→ **Dataset section**
——
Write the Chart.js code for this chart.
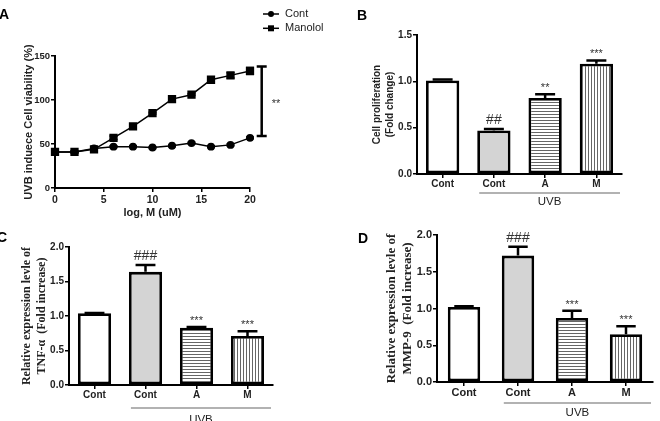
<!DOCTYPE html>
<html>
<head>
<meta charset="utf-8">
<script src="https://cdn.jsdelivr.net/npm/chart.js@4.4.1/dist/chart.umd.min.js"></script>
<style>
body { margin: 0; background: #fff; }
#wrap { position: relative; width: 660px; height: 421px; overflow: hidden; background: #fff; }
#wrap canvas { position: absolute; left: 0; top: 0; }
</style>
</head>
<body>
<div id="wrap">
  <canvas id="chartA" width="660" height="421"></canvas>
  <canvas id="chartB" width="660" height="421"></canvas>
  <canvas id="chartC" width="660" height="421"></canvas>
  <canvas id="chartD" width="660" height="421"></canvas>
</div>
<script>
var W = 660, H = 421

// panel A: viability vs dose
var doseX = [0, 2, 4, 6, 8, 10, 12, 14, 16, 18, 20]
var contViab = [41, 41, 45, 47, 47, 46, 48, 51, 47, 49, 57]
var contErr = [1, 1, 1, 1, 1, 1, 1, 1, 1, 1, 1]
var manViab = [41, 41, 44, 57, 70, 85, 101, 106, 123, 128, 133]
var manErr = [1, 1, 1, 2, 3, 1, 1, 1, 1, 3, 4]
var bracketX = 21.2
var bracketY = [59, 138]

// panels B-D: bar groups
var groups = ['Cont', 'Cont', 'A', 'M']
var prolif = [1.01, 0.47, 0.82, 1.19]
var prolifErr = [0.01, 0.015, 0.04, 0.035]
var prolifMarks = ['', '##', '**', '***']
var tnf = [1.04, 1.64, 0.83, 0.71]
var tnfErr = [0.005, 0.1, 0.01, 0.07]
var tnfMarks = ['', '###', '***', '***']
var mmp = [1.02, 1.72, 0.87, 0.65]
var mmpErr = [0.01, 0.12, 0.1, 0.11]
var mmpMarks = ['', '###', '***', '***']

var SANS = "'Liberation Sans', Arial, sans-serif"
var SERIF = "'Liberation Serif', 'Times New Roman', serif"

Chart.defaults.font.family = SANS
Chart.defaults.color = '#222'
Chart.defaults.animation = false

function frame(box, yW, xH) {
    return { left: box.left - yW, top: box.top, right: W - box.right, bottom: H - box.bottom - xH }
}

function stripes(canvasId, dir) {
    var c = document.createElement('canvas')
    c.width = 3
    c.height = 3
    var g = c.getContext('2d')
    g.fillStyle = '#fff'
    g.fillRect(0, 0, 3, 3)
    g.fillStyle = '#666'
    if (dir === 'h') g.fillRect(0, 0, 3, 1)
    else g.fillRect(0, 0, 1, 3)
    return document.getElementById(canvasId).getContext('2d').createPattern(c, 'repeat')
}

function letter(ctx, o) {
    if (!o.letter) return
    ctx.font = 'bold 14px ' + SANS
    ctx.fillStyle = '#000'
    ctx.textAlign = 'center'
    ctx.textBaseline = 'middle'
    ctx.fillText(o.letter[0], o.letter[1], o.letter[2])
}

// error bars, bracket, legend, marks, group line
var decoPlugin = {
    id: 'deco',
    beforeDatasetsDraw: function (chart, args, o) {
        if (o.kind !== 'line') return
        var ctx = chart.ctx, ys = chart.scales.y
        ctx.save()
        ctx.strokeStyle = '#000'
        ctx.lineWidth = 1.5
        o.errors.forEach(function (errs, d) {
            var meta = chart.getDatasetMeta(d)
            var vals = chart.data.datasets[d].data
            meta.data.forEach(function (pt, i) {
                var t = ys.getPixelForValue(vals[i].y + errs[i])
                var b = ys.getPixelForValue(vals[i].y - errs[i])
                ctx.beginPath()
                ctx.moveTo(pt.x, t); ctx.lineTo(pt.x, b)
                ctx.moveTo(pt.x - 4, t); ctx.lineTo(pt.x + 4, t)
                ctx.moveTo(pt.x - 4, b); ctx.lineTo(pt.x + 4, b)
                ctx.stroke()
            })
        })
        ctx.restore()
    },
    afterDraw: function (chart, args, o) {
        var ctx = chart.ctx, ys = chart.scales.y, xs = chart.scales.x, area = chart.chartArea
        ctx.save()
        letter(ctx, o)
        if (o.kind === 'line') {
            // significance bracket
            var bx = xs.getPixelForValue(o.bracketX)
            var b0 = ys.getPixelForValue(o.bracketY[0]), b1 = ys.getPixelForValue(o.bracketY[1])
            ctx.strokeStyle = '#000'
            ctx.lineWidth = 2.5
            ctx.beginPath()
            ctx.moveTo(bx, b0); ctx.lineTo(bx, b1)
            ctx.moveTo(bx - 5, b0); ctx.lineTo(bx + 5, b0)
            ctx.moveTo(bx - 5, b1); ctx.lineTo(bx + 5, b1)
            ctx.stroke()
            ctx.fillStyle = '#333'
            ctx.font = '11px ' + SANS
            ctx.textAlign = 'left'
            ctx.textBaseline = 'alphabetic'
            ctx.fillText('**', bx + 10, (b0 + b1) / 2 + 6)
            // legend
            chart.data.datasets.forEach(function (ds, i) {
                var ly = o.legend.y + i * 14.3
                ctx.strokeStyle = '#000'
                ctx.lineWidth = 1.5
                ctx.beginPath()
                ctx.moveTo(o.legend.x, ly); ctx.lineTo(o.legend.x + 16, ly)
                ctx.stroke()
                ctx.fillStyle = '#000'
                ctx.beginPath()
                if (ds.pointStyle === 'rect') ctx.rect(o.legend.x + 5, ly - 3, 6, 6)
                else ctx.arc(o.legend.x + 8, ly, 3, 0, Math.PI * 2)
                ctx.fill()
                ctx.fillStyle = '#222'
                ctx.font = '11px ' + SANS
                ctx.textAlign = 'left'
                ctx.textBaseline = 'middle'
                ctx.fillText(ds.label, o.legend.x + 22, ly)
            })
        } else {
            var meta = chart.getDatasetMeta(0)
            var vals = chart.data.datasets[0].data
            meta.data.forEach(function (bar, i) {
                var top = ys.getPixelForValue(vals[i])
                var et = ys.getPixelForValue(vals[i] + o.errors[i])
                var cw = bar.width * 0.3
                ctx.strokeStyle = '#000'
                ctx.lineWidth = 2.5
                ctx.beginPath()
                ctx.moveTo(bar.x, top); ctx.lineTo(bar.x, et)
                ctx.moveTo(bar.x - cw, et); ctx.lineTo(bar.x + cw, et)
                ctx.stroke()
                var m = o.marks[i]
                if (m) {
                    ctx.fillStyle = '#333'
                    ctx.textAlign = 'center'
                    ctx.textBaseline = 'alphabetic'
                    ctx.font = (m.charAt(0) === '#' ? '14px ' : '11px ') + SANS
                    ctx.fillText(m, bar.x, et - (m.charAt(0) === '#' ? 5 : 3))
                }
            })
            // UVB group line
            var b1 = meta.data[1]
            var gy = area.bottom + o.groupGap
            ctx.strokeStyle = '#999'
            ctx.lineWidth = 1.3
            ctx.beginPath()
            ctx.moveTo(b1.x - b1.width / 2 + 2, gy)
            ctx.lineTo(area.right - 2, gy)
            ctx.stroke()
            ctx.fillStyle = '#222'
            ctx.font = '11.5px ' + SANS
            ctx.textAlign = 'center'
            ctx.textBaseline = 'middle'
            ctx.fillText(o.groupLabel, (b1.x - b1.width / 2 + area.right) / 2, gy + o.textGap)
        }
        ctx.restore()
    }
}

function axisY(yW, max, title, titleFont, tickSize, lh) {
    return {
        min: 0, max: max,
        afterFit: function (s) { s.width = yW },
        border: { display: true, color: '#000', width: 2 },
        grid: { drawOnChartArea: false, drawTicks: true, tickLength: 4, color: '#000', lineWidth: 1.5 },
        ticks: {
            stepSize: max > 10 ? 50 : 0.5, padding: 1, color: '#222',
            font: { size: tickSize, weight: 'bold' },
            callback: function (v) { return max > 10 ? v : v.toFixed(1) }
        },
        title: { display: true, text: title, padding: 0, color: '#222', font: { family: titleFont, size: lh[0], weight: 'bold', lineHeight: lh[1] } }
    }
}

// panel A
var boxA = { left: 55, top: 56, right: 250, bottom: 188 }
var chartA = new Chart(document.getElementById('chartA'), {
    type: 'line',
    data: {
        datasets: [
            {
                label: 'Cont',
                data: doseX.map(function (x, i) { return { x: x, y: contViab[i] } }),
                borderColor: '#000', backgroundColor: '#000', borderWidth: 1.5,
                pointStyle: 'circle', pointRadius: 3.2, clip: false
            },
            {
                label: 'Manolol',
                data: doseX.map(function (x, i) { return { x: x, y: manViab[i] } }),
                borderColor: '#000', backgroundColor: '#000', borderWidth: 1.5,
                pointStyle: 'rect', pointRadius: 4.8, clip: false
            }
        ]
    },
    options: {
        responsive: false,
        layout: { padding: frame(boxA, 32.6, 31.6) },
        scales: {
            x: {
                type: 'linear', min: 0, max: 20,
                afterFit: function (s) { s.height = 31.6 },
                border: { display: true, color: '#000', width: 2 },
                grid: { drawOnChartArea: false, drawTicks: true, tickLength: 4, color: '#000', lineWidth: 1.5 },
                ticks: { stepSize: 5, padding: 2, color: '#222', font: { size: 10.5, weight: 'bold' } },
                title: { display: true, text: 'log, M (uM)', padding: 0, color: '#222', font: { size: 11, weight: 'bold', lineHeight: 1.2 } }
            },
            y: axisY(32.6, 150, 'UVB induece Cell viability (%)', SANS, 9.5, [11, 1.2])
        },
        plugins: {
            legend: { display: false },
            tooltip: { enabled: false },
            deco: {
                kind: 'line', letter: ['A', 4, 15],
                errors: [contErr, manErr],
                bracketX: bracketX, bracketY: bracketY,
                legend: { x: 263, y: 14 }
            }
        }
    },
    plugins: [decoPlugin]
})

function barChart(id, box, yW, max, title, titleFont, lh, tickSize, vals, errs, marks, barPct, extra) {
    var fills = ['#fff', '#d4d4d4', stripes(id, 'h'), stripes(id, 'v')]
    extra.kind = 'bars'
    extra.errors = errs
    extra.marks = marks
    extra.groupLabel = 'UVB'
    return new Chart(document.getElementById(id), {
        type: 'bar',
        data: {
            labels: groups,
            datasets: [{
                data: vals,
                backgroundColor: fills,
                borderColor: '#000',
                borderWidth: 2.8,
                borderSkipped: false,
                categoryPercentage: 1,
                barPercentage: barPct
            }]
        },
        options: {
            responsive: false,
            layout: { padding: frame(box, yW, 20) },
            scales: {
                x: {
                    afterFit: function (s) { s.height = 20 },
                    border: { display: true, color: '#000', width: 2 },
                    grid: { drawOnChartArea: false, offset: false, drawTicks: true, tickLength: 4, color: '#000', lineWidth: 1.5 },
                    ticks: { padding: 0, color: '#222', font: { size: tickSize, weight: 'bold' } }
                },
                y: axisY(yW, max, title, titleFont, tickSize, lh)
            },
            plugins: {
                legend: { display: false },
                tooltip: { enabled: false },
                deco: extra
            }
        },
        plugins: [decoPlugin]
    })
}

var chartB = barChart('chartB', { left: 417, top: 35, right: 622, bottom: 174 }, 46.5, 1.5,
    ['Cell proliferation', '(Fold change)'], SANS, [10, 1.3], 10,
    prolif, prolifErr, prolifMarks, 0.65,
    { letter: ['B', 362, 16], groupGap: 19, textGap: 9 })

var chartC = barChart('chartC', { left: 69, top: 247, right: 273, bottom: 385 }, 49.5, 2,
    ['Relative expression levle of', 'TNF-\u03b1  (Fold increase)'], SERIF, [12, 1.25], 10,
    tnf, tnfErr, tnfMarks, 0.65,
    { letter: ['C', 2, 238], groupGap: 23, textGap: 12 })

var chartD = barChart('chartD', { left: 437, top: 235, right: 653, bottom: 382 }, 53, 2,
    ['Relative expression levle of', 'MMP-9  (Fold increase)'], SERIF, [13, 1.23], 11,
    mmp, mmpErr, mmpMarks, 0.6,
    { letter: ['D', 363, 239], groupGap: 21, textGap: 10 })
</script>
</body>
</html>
——
→ **Instructions for the task**
Write out each line of the listing above, exactly, from its first line to the line holding "var W = 660, H = 421", inclusive. Skip the pictures.

→ **Written solution**
Write the Chart.js code for this chart.
<!DOCTYPE html>
<html>
<head>
<meta charset="utf-8">
<script src="https://cdn.jsdelivr.net/npm/chart.js@4.4.1/dist/chart.umd.min.js"></script>
<style>
body { margin: 0; background: #fff; }
#wrap { position: relative; width: 660px; height: 421px; overflow: hidden; background: #fff; }
#wrap canvas { position: absolute; left: 0; top: 0; }
</style>
</head>
<body>
<div id="wrap">
  <canvas id="chartA" width="660" height="421"></canvas>
  <canvas id="chartB" width="660" height="421"></canvas>
  <canvas id="chartC" width="660" height="421"></canvas>
  <canvas id="chartD" width="660" height="421"></canvas>
</div>
<script>
var W = 660, H = 421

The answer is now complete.